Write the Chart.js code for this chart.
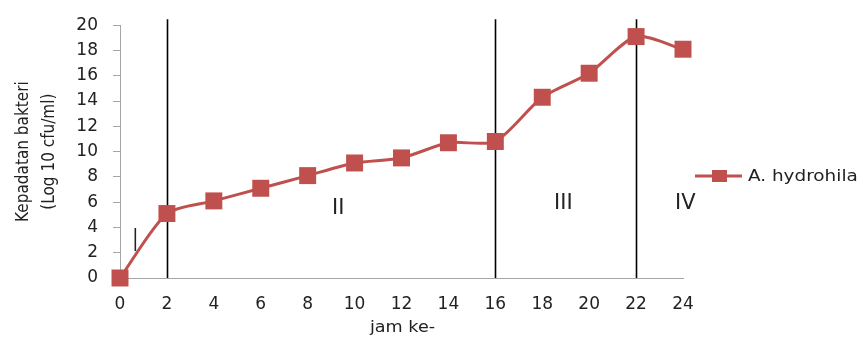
<!DOCTYPE html>
<html>
<head>
<meta charset="utf-8">
<script src="https://cdn.jsdelivr.net/npm/chart.js@4.4.1/dist/chart.umd.min.js"></script>
<style>
  html, body { margin: 0; padding: 0; background: #fff; }
  #wrap { width: 865px; height: 339px; position: relative; }
</style>
</head>
<body>
<div id="wrap"><canvas id="c" width="865" height="339"></canvas></div>
<script>
// Hours of incubation and bacterial density (log10 cfu/ml)
const hours = [0, 2, 4, 6, 8, 10, 12, 14, 16, 18, 20, 22, 24];
const density = [0, 5.1, 6.1, 7.1, 8.1, 9.1, 9.5, 10.7, 10.8, 14.3, 16.2, 19.1, 18.1];
const seriesName = 'A. hydrohila';

// Growth-phase boundaries and phase labels
const phaseBounds = [2, 16, 22];
const phaseLabels = [
  { text: 'I', x: 0.65, y: 2.8, tall: true },
  { text: 'II', x: 9.3, y: 5.5 },
  { text: 'III', x: 18.9, y: 5.9 },
  { text: 'IV', x: 24.1, y: 5.9 }
];

const yTicks = [0, 2, 4, 6, 8, 10, 12, 14, 16, 18, 20];
const xTitle = 'jam ke-';
const yTitle = ['Kepadatan bakteri', '(Log 10 cfu/ml)'];

const RED = '#C0504D';
const AXIS = '#A6A6A6';
const TEXT = '#222';
const FONT = '"DejaVu Sans", sans-serif';
const NARROW = '"Liberation Sans Narrow", "DejaVu Sans Condensed", sans-serif';

const overlay = {
  id: 'overlay',
  beforeDatasetsDraw(chart) {
    const { ctx, scales: { x, y } } = chart;
    ctx.save();
    ctx.strokeStyle = '#000';
    ctx.lineWidth = 1.6;
    phaseBounds.forEach(v => {
      const px = Math.round(x.getPixelForValue(v)) + 0.5;
      ctx.beginPath();
      ctx.moveTo(px, y.getPixelForValue(20) - 6);
      ctx.lineTo(px, y.getPixelForValue(0));
      ctx.stroke();
    });
    ctx.restore();
  },
  afterDraw(chart) {
    const { ctx, scales: { x, y } } = chart;
    ctx.save();
    ctx.fillStyle = TEXT;
    ctx.textAlign = 'center';
    ctx.textBaseline = 'middle';

    // phase numerals
    phaseLabels.forEach(p => {
      const px = x.getPixelForValue(p.x);
      const py = y.getPixelForValue(p.y);
      ctx.save();
      ctx.translate(px, py);
      if (p.tall) ctx.scale(0.75, 1.5);
      ctx.font = '21px ' + FONT;
      ctx.fillText(p.text, 0, 0);
      ctx.restore();
    });

    // x axis title
    ctx.save();
    ctx.translate((x.left + x.right) / 2 + 1, 328);
    ctx.scale(1.1, 1);
    ctx.font = '16px ' + FONT;
    ctx.fillText(xTitle, 0, 0);
    ctx.restore();

    // y axis title, two rotated lines
    const cy = (y.top + y.bottom) / 2;
    ctx.font = '17px ' + NARROW;
    [24, 50].forEach((cx, i) => {
      ctx.save();
      ctx.translate(cx, cy);
      ctx.rotate(-Math.PI / 2);
      ctx.fillText(yTitle[i], 0, 0);
      ctx.restore();
    });

    // legend entry
    const ly = 176;
    ctx.strokeStyle = RED;
    ctx.lineWidth = 3;
    ctx.beginPath();
    ctx.moveTo(695, ly);
    ctx.lineTo(742, ly);
    ctx.stroke();
    ctx.fillStyle = RED;
    ctx.fillRect(712, ly - 6, 15, 12);
    ctx.fillStyle = TEXT;
    ctx.textAlign = 'left';
    ctx.save();
    ctx.translate(748, ly + 1);
    ctx.scale(1.15, 1);
    ctx.font = '16px ' + FONT;
    ctx.fillText(seriesName, 0, 0);
    ctx.restore();

    ctx.restore();
  }
};

new Chart(document.getElementById('c'), {
  type: 'line',
  data: {
    datasets: [{
      label: seriesName,
      data: hours.map((h, i) => ({ x: h, y: density[i] })),
      borderColor: RED,
      backgroundColor: RED,
      borderWidth: 3,
      tension: 0.25,
      pointStyle: 'rect',
      pointRadius: 12,
      pointHoverRadius: 12,
      pointBorderWidth: 0,
      clip: false
    }]
  },
  options: {
    responsive: false,
    animation: false,
    events: [],
    layout: { padding: { top: 18, right: 182, bottom: 0, left: 0 } },
    plugins: { legend: { display: false }, tooltip: { enabled: false } },
    scales: {
      x: {
        type: 'linear',
        min: 0,
        max: 24,
        afterFit(s) { s.height = 61; },
        afterBuildTicks(s) { s.ticks = hours.map(v => ({ value: v })); },
        grid: { display: false, drawTicks: false },
        border: { display: true, color: AXIS, width: 1, dash: [3, 2] },
        ticks: { padding: 16, color: TEXT, font: { family: FONT, size: 17 }, maxRotation: 0, autoSkip: false }
      },
      y: {
        min: 0,
        max: 20,
        afterFit(s) { s.width = 120; },
        afterBuildTicks(s) { s.ticks = yTicks.map(v => ({ value: v })); },
        grid: { display: true, drawOnChartArea: false, drawTicks: true, tickLength: 7, color: AXIS },
        border: { display: true, color: AXIS, width: 1, dash: [2, 1] },
        ticks: { padding: 15, color: TEXT, font: { family: FONT, size: 17 } }
      }
    }
  },
  plugins: [overlay]
});
</script>
</body>
</html>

----

# Exercise directions:
Reproduce the full listing faithfully, but do not carry over any pictures.

# Full solution:
Write the Chart.js code for this chart.
<!DOCTYPE html>
<html>
<head>
<meta charset="utf-8">
<script src="https://cdn.jsdelivr.net/npm/chart.js@4.4.1/dist/chart.umd.min.js"></script>
<style>
  html, body { margin: 0; padding: 0; background: #fff; }
  #wrap { width: 865px; height: 339px; position: relative; }
</style>
</head>
<body>
<div id="wrap"><canvas id="c" width="865" height="339"></canvas></div>
<script>
// Hours of incubation and bacterial density (log10 cfu/ml)
const hours = [0, 2, 4, 6, 8, 10, 12, 14, 16, 18, 20, 22, 24];
const density = [0, 5.1, 6.1, 7.1, 8.1, 9.1, 9.5, 10.7, 10.8, 14.3, 16.2, 19.1, 18.1];
const seriesName = 'A. hydrohila';

// Growth-phase boundaries and phase labels
const phaseBounds = [2, 16, 22];
const phaseLabels = [
  { text: 'I', x: 0.65, y: 2.8, tall: true },
  { text: 'II', x: 9.3, y: 5.5 },
  { text: 'III', x: 18.9, y: 5.9 },
  { text: 'IV', x: 24.1, y: 5.9 }
];

const yTicks = [0, 2, 4, 6, 8, 10, 12, 14, 16, 18, 20];
const xTitle = 'jam ke-';
const yTitle = ['Kepadatan bakteri', '(Log 10 cfu/ml)'];

const RED = '#C0504D';
const AXIS = '#A6A6A6';
const TEXT = '#222';
const FONT = '"DejaVu Sans", sans-serif';
const NARROW = '"Liberation Sans Narrow", "DejaVu Sans Condensed", sans-serif';

const overlay = {
  id: 'overlay',
  beforeDatasetsDraw(chart) {
    const { ctx, scales: { x, y } } = chart;
    ctx.save();
    ctx.strokeStyle = '#000';
    ctx.lineWidth = 1.6;
    phaseBounds.forEach(v => {
      const px = Math.round(x.getPixelForValue(v)) + 0.5;
      ctx.beginPath();
      ctx.moveTo(px, y.getPixelForValue(20) - 6);
      ctx.lineTo(px, y.getPixelForValue(0));
      ctx.stroke();
    });
    ctx.restore();
  },
  afterDraw(chart) {
    const { ctx, scales: { x, y } } = chart;
    ctx.save();
    ctx.fillStyle = TEXT;
    ctx.textAlign = 'center';
    ctx.textBaseline = 'middle';

    // phase numerals
    phaseLabels.forEach(p => {
      const px = x.getPixelForValue(p.x);
      const py = y.getPixelForValue(p.y);
      ctx.save();
      ctx.translate(px, py);
      if (p.tall) ctx.scale(0.75, 1.5);
      ctx.font = '21px ' + FONT;
      ctx.fillText(p.text, 0, 0);
      ctx.restore();
    });

    // x axis title
    ctx.save();
    ctx.translate((x.left + x.right) / 2 + 1, 328);
    ctx.scale(1.1, 1);
    ctx.font = '16px ' + FONT;
    ctx.fillText(xTitle, 0, 0);
    ctx.restore();

    // y axis title, two rotated lines
    const cy = (y.top + y.bottom) / 2;
    ctx.font = '17px ' + NARROW;
    [24, 50].forEach((cx, i) => {
      ctx.save();
      ctx.translate(cx, cy);
      ctx.rotate(-Math.PI / 2);
      ctx.fillText(yTitle[i], 0, 0);
      ctx.restore();
    });

    // legend entry
    const ly = 176;
    ctx.strokeStyle = RED;
    ctx.lineWidth = 3;
    ctx.beginPath();
    ctx.moveTo(695, ly);
    ctx.lineTo(742, ly);
    ctx.stroke();
    ctx.fillStyle = RED;
    ctx.fillRect(712, ly - 6, 15, 12);
    ctx.fillStyle = TEXT;
    ctx.textAlign = 'left';
    ctx.save();
    ctx.translate(748, ly + 1);
    ctx.scale(1.15, 1);
    ctx.font = '16px ' + FONT;
    ctx.fillText(seriesName, 0, 0);
    ctx.restore();

    ctx.restore();
  }
};

new Chart(document.getElementById('c'), {
  type: 'line',
  data: {
    datasets: [{
      label: seriesName,
      data: hours.map((h, i) => ({ x: h, y: density[i] })),
      borderColor: RED,
      backgroundColor: RED,
      borderWidth: 3,
      tension: 0.25,
      pointStyle: 'rect',
      pointRadius: 12,
      pointHoverRadius: 12,
      pointBorderWidth: 0,
      clip: false
    }]
  },
  options: {
    responsive: false,
    animation: false,
    events: [],
    layout: { padding: { top: 18, right: 182, bottom: 0, left: 0 } },
    plugins: { legend: { display: false }, tooltip: { enabled: false } },
    scales: {
      x: {
        type: 'linear',
        min: 0,
        max: 24,
        afterFit(s) { s.height = 61; },
        afterBuildTicks(s) { s.ticks = hours.map(v => ({ value: v })); },
        grid: { display: false, drawTicks: false },
        border: { display: true, color: AXIS, width: 1, dash: [3, 2] },
        ticks: { padding: 16, color: TEXT, font: { family: FONT, size: 17 }, maxRotation: 0, autoSkip: false }
      },
      y: {
        min: 0,
        max: 20,
        afterFit(s) { s.width = 120; },
        afterBuildTicks(s) { s.ticks = yTicks.map(v => ({ value: v })); },
        grid: { display: true, drawOnChartArea: false, drawTicks: true, tickLength: 7, color: AXIS },
        border: { display: true, color: AXIS, width: 1, dash: [2, 1] },
        ticks: { padding: 15, color: TEXT, font: { family: FONT, size: 17 } }
      }
    }
  },
  plugins: [overlay]
});
</script>
</body>
</html>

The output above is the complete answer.